State v. Kelsey C.R., 2001 WI 54
For Kelsey C. R.: Susan Alesia, SPD, Madison Appellate

Issue: Whether the police had reasonable suspicion to frisk Kelsey, a juvenile, before placing her in a squad car and transporting her home at her mother’s request.

Holding: The most significant feature of this fractured ruling is majority support for the principle that there is no “blanket-rule that a police officer may frisk a person just because the officer is going to place that person inside a police vehicle.” ¶50 (3-vote plurality). The dissent (2 votes) also rejects such a rule, ¶91, meaning that this rejection commands a clear majority of 5 votes. (The 2-vote concurrence would adopt the per se rule, and upholds the frisk on that basis. ¶54.) Nonetheless, the frisk is upheld. In order to justify a frisk, the police must have reasonable suspicion, apart from justification for the stop, to believe that the person may be armed and dangerous. ¶47. The police did not have any reason to believe that this 15-year-old girl, who seemed more vulnerable than dangerous, needed to be frisked for their safety. (Note: this holding derives from agreement on the point between the two-vote concurrence and two-vote dissent. See ¶¶3 n.1, and ¶52.) However, the police had reasonable suspicion to believe that Kelsey was armed and dangerous, because: she had fled from the police; she had been leaning against a storefront with her hood over her head; her age; it was dark, with few people around; it was a high-crime neighborhood; she told the police she was afraid, but didn’t say why; placing someone in a squad is a factor to be considered. ¶¶49-50.
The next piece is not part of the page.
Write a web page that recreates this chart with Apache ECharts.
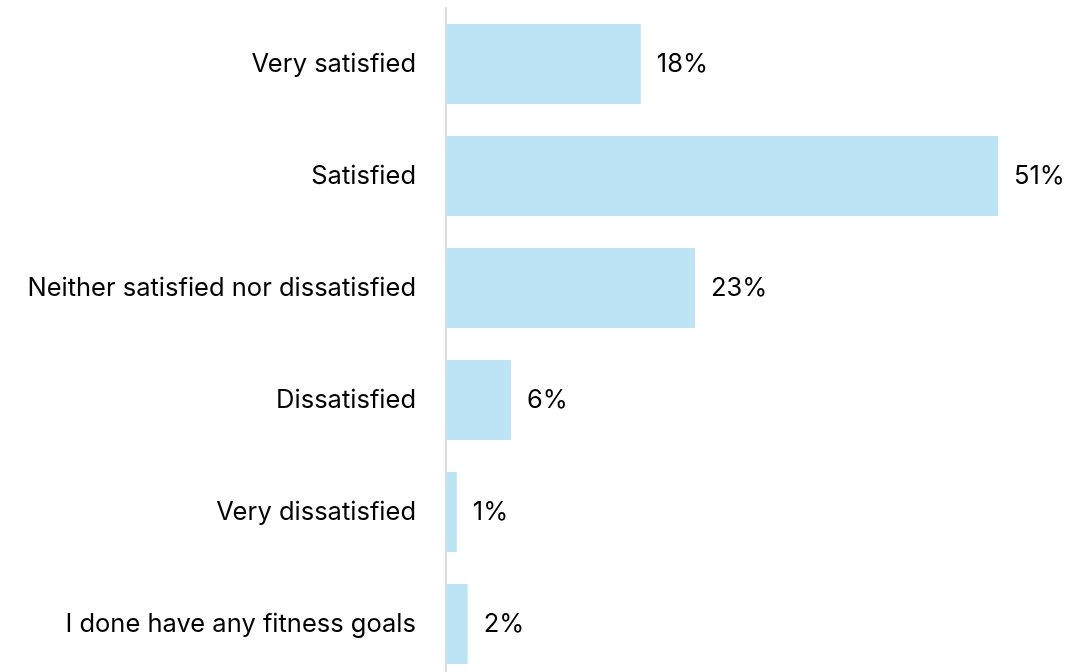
<!DOCTYPE html>
<html>
<head>
<meta charset="utf-8">
<script src="https://cdn.jsdelivr.net/npm/echarts@6/dist/echarts.min.js"></script>
<style>
  html, body { margin: 0; padding: 0; background: #ffffff; overflow: hidden; }
  /* the axis line runs past the bottom edge of the window */
  #chart { width: 1074px; height: 680px; }
</style>
</head>
<body>
<div id="chart"></div>
<script>
// Survey answers, top to bottom
const categories = [
  'Very satisfied',
  'Satisfied',
  'Neither satisfied nor dissatisfied',
  'Dissatisfied',
  'Very dissatisfied',
  'I done have any fitness goals'
];
// Share of respondents (%)
const shares = [18, 51, 23, 6, 1, 2];

const FONT = 'Inter, "Noto Sans", sans-serif';

const chart = echarts.init(document.getElementById('chart'));
chart.setOption({
  animation: false,
  backgroundColor: '#ffffff',
  grid: { left: 446, right: 76, top: 8, bottom: 0, containLabel: false },
  xAxis: {
    type: 'value',
    min: 0,
    max: 51,
    show: false
  },
  yAxis: {
    type: 'category',
    data: categories,
    inverse: true,
    axisLine: { show: true, lineStyle: { color: '#d9d9d9', width: 2 } },
    axisTick: { show: false },
    axisLabel: {
      margin: 30,
      color: '#000000',
      fontSize: 25.5,
      fontFamily: FONT
    }
  },
  series: [{
    type: 'bar',
    data: shares,
    barCategoryGap: '28.6%',
    itemStyle: { color: '#bde4f5' },
    label: {
      show: true,
      position: 'right',
      distance: 16,
      formatter: p => p.value + '%',
      color: '#000000',
      fontSize: 25.5,
      fontFamily: FONT
    }
  }]
});
</script>
</body>
</html>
State v. Thomas, 2008 Ohio 6595, 12/11/08 (policy of patting down every person placed in squad while officer writes ticket unreasonable). Arguably contrary authority: U.S. v. McCargo, 2nd Cir No. 05-4026-cr, 9/13/06 (frisk of suspect being transported for on-scene ID upheld on theory of administrative-search, inventory-like rationale); but case distinguishable, precisely on basis that transported person was reasonably suspected of recent crime.